Directions: Do not carry the pictures over; copy every other part of the entries exactly.
**** Data provided ****
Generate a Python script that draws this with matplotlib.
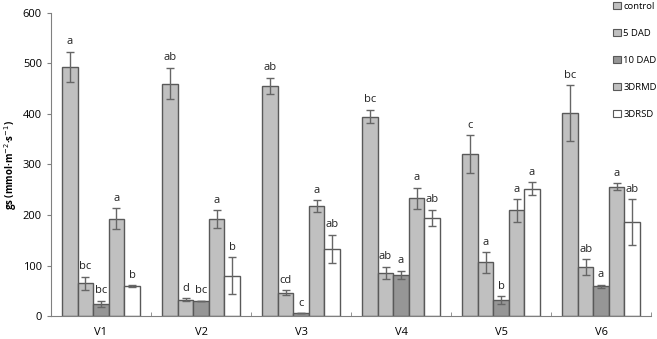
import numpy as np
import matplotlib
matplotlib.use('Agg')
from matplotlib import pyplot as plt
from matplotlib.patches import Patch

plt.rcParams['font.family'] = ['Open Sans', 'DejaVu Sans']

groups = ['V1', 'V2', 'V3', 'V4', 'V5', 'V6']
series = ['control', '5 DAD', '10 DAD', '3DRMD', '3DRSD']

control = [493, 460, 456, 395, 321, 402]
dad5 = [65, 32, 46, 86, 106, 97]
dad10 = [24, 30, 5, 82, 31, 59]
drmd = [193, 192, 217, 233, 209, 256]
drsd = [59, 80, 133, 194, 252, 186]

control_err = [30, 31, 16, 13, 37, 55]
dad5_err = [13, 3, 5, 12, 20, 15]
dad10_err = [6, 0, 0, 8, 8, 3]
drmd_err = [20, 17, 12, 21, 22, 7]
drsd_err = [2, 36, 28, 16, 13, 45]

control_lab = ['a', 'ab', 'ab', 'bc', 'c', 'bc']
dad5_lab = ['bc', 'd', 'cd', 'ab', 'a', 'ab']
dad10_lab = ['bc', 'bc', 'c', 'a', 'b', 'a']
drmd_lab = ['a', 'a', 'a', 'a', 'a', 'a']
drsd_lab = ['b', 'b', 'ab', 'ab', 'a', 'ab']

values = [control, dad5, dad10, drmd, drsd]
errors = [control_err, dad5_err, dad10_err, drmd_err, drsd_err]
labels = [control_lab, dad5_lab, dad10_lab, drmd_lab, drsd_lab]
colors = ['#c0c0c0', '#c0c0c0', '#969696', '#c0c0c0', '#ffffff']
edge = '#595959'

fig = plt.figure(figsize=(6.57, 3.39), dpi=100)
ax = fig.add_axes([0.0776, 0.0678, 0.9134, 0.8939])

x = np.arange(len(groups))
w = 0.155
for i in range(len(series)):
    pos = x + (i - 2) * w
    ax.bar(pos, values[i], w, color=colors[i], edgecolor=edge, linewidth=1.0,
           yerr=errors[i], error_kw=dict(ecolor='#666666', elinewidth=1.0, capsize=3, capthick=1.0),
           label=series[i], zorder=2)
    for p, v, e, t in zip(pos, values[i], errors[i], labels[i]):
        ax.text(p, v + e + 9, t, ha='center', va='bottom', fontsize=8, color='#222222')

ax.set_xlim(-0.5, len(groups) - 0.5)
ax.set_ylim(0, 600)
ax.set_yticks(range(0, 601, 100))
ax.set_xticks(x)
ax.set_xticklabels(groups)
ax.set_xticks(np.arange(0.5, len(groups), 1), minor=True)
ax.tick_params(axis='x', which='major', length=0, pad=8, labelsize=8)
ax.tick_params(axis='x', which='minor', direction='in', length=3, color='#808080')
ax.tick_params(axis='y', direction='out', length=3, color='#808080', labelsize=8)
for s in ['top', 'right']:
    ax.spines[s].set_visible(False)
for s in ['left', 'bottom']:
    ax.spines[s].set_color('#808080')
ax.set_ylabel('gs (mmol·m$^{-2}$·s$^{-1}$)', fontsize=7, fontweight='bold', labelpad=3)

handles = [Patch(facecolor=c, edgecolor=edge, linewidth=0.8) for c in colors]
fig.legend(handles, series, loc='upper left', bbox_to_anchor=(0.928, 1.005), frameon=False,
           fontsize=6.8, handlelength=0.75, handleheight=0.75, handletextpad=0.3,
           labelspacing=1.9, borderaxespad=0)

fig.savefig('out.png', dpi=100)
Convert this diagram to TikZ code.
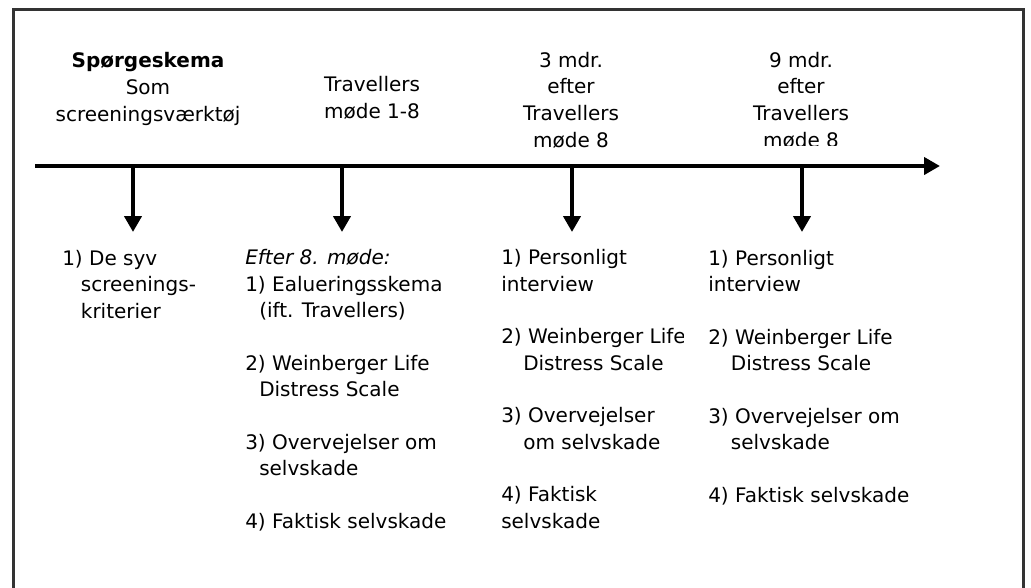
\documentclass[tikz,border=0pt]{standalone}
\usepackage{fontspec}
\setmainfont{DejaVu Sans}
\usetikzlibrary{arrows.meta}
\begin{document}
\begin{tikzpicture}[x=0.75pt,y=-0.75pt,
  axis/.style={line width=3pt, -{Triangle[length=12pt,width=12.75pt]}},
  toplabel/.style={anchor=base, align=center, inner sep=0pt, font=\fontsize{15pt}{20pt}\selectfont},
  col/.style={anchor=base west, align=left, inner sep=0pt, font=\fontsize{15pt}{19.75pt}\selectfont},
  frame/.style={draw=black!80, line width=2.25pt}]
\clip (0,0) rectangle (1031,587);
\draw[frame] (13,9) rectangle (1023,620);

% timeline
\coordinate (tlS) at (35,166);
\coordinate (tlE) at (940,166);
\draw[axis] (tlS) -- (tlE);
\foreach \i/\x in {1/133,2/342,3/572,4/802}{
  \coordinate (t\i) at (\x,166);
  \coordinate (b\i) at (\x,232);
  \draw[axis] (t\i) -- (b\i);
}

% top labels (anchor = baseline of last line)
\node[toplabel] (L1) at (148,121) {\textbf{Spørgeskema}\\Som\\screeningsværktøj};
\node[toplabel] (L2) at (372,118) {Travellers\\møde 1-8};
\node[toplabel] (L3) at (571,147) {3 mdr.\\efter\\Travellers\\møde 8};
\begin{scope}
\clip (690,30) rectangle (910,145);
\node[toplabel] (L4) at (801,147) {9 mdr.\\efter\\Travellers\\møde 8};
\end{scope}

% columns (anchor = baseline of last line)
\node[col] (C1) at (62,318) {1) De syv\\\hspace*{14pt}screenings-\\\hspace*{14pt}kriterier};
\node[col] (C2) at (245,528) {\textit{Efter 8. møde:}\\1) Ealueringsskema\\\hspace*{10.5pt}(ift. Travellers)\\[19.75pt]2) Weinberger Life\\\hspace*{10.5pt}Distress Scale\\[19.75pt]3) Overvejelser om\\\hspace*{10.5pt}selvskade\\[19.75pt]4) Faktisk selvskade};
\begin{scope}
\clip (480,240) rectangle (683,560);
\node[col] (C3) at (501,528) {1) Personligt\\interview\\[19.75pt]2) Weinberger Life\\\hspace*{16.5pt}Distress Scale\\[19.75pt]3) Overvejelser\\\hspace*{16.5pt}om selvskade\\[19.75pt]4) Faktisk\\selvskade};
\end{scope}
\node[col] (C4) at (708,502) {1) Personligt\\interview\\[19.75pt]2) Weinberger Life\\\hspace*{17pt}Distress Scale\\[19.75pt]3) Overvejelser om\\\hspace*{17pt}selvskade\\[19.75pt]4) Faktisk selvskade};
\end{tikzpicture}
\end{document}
****
Problem solution:
Generate a Python script that draws this with matplotlib.
import numpy as np
import matplotlib
matplotlib.use('Agg')
from matplotlib import pyplot as plt
from matplotlib.patches import Patch

plt.rcParams['font.family'] = ['Open Sans', 'DejaVu Sans']

groups = ['V1', 'V2', 'V3', 'V4', 'V5', 'V6']
series = ['control', '5 DAD', '10 DAD', '3DRMD', '3DRSD']

control = [493, 460, 456, 395, 321, 402]
dad5 = [65, 32, 46, 86, 106, 97]
dad10 = [24, 30, 5, 82, 31, 59]
drmd = [193, 192, 217, 233, 209, 256]
drsd = [59, 80, 133, 194, 252, 186]

control_err = [30, 31, 16, 13, 37, 55]
dad5_err = [13, 3, 5, 12, 20, 15]
dad10_err = [6, 0, 0, 8, 8, 3]
drmd_err = [20, 17, 12, 21, 22, 7]
drsd_err = [2, 36, 28, 16, 13, 45]

control_lab = ['a', 'ab', 'ab', 'bc', 'c', 'bc']
dad5_lab = ['bc', 'd', 'cd', 'ab', 'a', 'ab']
dad10_lab = ['bc', 'bc', 'c', 'a', 'b', 'a']
drmd_lab = ['a', 'a', 'a', 'a', 'a', 'a']
drsd_lab = ['b', 'b', 'ab', 'ab', 'a', 'ab']

values = [control, dad5, dad10, drmd, drsd]
errors = [control_err, dad5_err, dad10_err, drmd_err, drsd_err]
labels = [control_lab, dad5_lab, dad10_lab, drmd_lab, drsd_lab]
colors = ['#c0c0c0', '#c0c0c0', '#969696', '#c0c0c0', '#ffffff']
edge = '#595959'

fig = plt.figure(figsize=(6.57, 3.39), dpi=100)
ax = fig.add_axes([0.0776, 0.0678, 0.9134, 0.8939])

x = np.arange(len(groups))
w = 0.155
for i in range(len(series)):
    pos = x + (i - 2) * w
    ax.bar(pos, values[i], w, color=colors[i], edgecolor=edge, linewidth=1.0,
           yerr=errors[i], error_kw=dict(ecolor='#666666', elinewidth=1.0, capsize=3, capthick=1.0),
           label=series[i], zorder=2)
    for p, v, e, t in zip(pos, values[i], errors[i], labels[i]):
        ax.text(p, v + e + 9, t, ha='center', va='bottom', fontsize=8, color='#222222')

ax.set_xlim(-0.5, len(groups) - 0.5)
ax.set_ylim(0, 600)
ax.set_yticks(range(0, 601, 100))
ax.set_xticks(x)
ax.set_xticklabels(groups)
ax.set_xticks(np.arange(0.5, len(groups), 1), minor=True)
ax.tick_params(axis='x', which='major', length=0, pad=8, labelsize=8)
ax.tick_params(axis='x', which='minor', direction='in', length=3, color='#808080')
ax.tick_params(axis='y', direction='out', length=3, color='#808080', labelsize=8)
for s in ['top', 'right']:
    ax.spines[s].set_visible(False)
for s in ['left', 'bottom']:
    ax.spines[s].set_color('#808080')
ax.set_ylabel('gs (mmol·m$^{-2}$·s$^{-1}$)', fontsize=7, fontweight='bold', labelpad=3)

handles = [Patch(facecolor=c, edgecolor=edge, linewidth=0.8) for c in colors]
fig.legend(handles, series, loc='upper left', bbox_to_anchor=(0.928, 1.005), frameon=False,
           fontsize=6.8, handlelength=0.75, handleheight=0.75, handletextpad=0.3,
           labelspacing=1.9, borderaxespad=0)

fig.savefig('out.png', dpi=100)
Convert this diagram to TikZ code.
\documentclass[tikz,border=0pt]{standalone}
\usepackage{fontspec}
\setmainfont{DejaVu Sans}
\usetikzlibrary{arrows.meta}
\begin{document}
\begin{tikzpicture}[x=0.75pt,y=-0.75pt,
  axis/.style={line width=3pt, -{Triangle[length=12pt,width=12.75pt]}},
  toplabel/.style={anchor=base, align=center, inner sep=0pt, font=\fontsize{15pt}{20pt}\selectfont},
  col/.style={anchor=base west, align=left, inner sep=0pt, font=\fontsize{15pt}{19.75pt}\selectfont},
  frame/.style={draw=black!80, line width=2.25pt}]
\clip (0,0) rectangle (1031,587);
\draw[frame] (13,9) rectangle (1023,620);

% timeline
\coordinate (tlS) at (35,166);
\coordinate (tlE) at (940,166);
\draw[axis] (tlS) -- (tlE);
\foreach \i/\x in {1/133,2/342,3/572,4/802}{
  \coordinate (t\i) at (\x,166);
  \coordinate (b\i) at (\x,232);
  \draw[axis] (t\i) -- (b\i);
}

% top labels (anchor = baseline of last line)
\node[toplabel] (L1) at (148,121) {\textbf{Spørgeskema}\\Som\\screeningsværktøj};
\node[toplabel] (L2) at (372,118) {Travellers\\møde 1-8};
\node[toplabel] (L3) at (571,147) {3 mdr.\\efter\\Travellers\\møde 8};
\begin{scope}
\clip (690,30) rectangle (910,145);
\node[toplabel] (L4) at (801,147) {9 mdr.\\efter\\Travellers\\møde 8};
\end{scope}

% columns (anchor = baseline of last line)
\node[col] (C1) at (62,318) {1) De syv\\\hspace*{14pt}screenings-\\\hspace*{14pt}kriterier};
\node[col] (C2) at (245,528) {\textit{Efter 8. møde:}\\1) Ealueringsskema\\\hspace*{10.5pt}(ift. Travellers)\\[19.75pt]2) Weinberger Life\\\hspace*{10.5pt}Distress Scale\\[19.75pt]3) Overvejelser om\\\hspace*{10.5pt}selvskade\\[19.75pt]4) Faktisk selvskade};
\begin{scope}
\clip (480,240) rectangle (683,560);
\node[col] (C3) at (501,528) {1) Personligt\\interview\\[19.75pt]2) Weinberger Life\\\hspace*{16.5pt}Distress Scale\\[19.75pt]3) Overvejelser\\\hspace*{16.5pt}om selvskade\\[19.75pt]4) Faktisk\\selvskade};
\end{scope}
\node[col] (C4) at (708,502) {1) Personligt\\interview\\[19.75pt]2) Weinberger Life\\\hspace*{17pt}Distress Scale\\[19.75pt]3) Overvejelser om\\\hspace*{17pt}selvskade\\[19.75pt]4) Faktisk selvskade};
\end{tikzpicture}
\end{document}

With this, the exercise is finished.